Urges Shareholders to Vote the GOLD Proxy Card Online Today

 
GREENWICH, Conn., June 25, 2012 /PRNewswire - S.A.V.E. Partners IV, LLC, which together with its nominees and certain other shareholders are members of a group (“SAVE”) that collectively owns 3,196,739 shares of common stock of USA Technologies, Inc. (NASDAQ: USAT) (“USAT” or the “Company”), representing approximately 9.8% of the Company’s outstanding shares, today issued the following release:
 
Shareholder James W. Stuckert today endorsed Shareholder Advocates for Value Enhancement’s seven highly-qualified director nominees for the USAT Board on the GOLD Proxy Card.  Mr. Stuckert, together with his wife, beneficially owns 512,000 shares of common stock of USAT and is a member of the SAVE group.
 
In a statement issued today Mr.
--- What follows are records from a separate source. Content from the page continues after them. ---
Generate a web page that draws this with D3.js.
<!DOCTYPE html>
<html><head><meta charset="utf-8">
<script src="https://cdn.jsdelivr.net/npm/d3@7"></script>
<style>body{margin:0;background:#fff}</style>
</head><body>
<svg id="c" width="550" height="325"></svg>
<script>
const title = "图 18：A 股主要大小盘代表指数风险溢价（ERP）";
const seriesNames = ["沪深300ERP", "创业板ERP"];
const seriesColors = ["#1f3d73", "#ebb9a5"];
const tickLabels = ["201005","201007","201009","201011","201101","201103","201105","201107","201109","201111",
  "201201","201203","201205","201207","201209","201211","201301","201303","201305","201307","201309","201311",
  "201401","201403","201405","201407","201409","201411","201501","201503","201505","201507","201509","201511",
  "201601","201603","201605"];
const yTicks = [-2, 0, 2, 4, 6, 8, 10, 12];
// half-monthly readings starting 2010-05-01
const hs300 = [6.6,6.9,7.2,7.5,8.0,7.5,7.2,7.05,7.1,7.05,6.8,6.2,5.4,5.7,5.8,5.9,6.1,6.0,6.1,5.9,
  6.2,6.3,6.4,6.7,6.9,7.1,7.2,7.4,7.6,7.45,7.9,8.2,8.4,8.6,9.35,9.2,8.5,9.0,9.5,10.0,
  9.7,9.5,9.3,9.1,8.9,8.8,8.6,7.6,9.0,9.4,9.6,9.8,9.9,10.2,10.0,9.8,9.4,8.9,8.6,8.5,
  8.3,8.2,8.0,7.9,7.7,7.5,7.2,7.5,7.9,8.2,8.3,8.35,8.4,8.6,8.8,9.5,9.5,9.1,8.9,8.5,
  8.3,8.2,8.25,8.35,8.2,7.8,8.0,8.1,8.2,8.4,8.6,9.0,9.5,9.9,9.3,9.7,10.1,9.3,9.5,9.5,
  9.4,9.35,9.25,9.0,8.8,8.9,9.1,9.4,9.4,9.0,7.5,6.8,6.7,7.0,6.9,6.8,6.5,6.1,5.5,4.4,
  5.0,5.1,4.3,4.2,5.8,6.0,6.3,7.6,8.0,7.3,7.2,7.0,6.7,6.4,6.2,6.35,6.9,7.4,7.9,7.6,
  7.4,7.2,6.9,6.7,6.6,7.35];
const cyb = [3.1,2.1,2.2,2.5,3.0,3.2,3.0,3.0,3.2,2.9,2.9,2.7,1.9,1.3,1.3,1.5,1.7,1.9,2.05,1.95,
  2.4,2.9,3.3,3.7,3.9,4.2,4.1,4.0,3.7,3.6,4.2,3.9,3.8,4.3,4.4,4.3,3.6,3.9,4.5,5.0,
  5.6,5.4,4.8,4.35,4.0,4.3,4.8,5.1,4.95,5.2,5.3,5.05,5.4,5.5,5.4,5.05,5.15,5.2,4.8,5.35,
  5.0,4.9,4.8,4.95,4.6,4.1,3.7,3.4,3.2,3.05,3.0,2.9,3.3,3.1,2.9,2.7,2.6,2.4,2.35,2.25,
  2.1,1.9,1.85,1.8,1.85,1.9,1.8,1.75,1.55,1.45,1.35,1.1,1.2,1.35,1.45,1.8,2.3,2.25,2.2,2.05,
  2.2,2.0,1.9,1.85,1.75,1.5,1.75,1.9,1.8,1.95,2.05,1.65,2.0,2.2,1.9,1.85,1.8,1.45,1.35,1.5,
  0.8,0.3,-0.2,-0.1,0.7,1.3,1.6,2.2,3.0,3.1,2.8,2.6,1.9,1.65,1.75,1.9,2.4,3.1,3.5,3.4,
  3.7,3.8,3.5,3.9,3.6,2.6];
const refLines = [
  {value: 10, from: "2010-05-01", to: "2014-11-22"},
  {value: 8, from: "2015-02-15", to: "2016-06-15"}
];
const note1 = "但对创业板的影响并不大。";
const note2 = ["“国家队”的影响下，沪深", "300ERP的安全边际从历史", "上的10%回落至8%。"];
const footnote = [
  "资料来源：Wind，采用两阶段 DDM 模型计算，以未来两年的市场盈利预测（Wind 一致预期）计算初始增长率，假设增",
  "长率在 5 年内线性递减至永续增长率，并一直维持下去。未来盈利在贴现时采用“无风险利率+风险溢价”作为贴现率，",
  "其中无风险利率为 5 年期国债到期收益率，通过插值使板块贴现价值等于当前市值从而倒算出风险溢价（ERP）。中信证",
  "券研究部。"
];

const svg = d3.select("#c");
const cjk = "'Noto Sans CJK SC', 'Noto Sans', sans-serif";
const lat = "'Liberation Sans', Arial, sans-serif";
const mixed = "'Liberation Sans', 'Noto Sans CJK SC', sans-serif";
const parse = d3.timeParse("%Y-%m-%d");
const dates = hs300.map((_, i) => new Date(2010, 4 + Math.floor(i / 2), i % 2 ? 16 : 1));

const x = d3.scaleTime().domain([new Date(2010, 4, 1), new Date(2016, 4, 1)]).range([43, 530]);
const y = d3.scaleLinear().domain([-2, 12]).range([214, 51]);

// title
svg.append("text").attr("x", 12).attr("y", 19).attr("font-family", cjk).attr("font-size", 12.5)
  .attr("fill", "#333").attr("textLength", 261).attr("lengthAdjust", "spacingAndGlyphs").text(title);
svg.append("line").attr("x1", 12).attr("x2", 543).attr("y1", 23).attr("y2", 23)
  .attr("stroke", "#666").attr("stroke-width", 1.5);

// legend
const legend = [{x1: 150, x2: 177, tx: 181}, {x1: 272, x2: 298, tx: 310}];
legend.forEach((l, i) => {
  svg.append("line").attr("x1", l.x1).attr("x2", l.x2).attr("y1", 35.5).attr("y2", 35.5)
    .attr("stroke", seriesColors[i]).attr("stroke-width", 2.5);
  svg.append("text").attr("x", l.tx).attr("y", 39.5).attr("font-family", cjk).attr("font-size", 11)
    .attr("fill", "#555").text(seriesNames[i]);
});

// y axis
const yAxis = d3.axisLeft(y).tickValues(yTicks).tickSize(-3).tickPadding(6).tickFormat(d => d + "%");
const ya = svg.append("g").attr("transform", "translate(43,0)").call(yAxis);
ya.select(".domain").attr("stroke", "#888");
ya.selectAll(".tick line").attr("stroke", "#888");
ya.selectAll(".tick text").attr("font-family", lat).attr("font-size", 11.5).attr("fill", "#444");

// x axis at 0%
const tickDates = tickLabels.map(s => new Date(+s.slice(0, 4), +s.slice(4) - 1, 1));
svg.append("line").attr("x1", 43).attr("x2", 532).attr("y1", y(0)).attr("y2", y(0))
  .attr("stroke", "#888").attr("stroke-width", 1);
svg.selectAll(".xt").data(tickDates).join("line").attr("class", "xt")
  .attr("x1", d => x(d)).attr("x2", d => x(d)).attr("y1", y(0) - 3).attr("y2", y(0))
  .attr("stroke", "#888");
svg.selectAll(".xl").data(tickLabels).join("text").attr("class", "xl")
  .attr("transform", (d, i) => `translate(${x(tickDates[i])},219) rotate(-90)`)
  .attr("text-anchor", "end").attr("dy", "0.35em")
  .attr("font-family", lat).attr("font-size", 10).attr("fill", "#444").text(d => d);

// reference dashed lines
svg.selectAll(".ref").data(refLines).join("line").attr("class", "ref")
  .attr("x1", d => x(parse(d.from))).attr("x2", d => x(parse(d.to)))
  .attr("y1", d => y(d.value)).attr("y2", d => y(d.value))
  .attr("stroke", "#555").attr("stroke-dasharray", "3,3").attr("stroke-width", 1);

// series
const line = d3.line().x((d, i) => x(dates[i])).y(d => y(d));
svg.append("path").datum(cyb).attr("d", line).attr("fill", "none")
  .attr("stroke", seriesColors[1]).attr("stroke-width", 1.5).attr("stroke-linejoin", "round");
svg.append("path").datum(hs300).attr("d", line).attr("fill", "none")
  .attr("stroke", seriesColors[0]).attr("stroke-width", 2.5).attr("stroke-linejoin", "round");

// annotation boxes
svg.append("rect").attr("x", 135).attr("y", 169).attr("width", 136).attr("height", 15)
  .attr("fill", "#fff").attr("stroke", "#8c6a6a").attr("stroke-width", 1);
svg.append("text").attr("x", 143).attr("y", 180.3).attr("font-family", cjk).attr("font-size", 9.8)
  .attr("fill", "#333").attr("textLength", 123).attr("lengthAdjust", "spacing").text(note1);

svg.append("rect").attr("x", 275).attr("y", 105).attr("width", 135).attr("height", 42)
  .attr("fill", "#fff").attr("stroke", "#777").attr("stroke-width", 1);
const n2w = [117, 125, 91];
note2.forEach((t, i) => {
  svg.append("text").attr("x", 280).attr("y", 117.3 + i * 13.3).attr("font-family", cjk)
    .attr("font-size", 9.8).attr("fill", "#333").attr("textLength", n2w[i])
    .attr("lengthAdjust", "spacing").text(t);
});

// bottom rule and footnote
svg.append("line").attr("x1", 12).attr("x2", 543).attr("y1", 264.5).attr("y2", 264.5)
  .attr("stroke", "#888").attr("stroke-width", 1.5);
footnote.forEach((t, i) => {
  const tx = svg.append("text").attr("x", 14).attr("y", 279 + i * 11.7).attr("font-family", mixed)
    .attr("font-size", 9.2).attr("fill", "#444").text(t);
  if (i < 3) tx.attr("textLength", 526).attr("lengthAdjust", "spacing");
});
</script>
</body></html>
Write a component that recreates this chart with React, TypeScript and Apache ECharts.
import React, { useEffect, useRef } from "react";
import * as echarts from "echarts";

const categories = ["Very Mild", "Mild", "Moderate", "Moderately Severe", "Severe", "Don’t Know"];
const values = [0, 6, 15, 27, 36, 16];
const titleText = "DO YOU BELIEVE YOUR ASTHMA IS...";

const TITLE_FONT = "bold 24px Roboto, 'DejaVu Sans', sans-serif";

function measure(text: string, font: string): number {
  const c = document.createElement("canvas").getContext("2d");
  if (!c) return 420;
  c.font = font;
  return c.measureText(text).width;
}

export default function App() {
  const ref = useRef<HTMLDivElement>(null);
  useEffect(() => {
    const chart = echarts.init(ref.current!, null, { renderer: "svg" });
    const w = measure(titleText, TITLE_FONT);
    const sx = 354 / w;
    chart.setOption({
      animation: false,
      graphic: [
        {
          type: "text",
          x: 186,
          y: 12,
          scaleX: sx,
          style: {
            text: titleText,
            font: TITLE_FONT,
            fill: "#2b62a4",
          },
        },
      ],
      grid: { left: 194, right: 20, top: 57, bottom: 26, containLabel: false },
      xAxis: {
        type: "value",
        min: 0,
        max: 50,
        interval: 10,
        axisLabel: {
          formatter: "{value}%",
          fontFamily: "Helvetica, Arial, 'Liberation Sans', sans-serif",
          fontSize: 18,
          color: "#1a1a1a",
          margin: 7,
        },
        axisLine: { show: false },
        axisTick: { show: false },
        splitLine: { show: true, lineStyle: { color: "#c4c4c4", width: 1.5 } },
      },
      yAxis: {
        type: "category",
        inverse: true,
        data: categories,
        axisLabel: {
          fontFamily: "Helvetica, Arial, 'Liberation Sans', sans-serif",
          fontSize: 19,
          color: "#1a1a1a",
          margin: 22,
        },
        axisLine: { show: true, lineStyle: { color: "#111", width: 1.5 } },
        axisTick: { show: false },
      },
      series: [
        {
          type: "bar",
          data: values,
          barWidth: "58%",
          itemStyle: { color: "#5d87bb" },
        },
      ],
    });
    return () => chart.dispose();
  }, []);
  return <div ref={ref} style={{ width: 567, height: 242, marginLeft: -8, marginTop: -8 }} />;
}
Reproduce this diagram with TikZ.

Stuckert, said, “I’ve spent my career investing in companies that I believe have the potential to generate significant value for clients.  Under the right leadership and with a well-balanced, engaged board of directors, it is my opinion that USAT can become such a company.”  Mr. Stuckert continued, “USAT has failed to convince me that its most recent financial results provide evidence that USAT is performing well — in my view, revenues and connections need to translate into profits.  Furthermore, I believe USAT’s current business plan offers nothing new to shareholders and fails to address the fundamental concerns I have about managing hardware costs, improving vending route management services and upgrading technologies.  In my view, the status quo can no longer be maintained and change is urgently needed.  I fully endorse the election of SAVE’s seven highly-qualified director nominees because I firmly believe it is in the best interest of the Company and its shareholders.”
 
About James W. Stuckert
 
Mr. Stuckert serves on the board of directors of Royal Gold, Inc. (NASDAQ: RGLD), a precious metals royalty company with a current market value of over $4.5 billion.  He is currently the Chairman of the University of Kentucky Development Council and is national Chairperson of the University’s $1 billion comprehensive fund-raising campaign.